二酸化炭素以外では、代表的な温室効果ガスには、オゾン・ホールの原因物質であるフロン、メタン、亜酸化窒素などがある。中でもフロンやメタンは、温室効果と言う意味では二酸化炭素に比べてはるかに大きな影響を及ぼす。

このうち、フロンに関して、先進国では既に影響の大きなフロン11やフロン12の製造、使用を禁止、比較的影響の少ない代替フロンも将来的には使用禁止の方針であるが、途上国はこの点について合意に至っていない。

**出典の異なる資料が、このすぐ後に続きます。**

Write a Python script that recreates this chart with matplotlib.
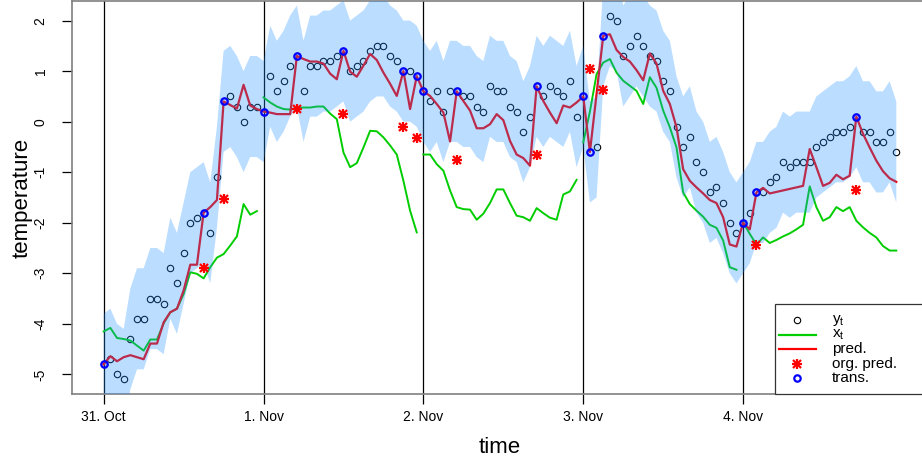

この背景には、温暖化もきることながら、おおむね高緯度にある先進諸国では、低緯度にある途上国に比べてフロンによるオゾン・ホール(その結果として地表に届く紫外線の増加)による被害を受けやすく、より敏感になっているということもある。さらに、地球レベルでフロンの削減の枠組みを決めたモントリオール議定書の策定にあたり、タイミングよく人工衛星による南極のオゾン・ホールの情報(北半球の情報は東西冷戦の軍事的事情から研究者に公開されていなかった)を公開したのは、フロン製造の最大手の多国籍化学企業のフロン製造特許が切れて、代替フロンの開発が軌道に乗るタイミングを見計らってなされたとされており、ここにおいても純粋な環境問題に加えて各国の利害と思惑が交錯している様子がうかがえる。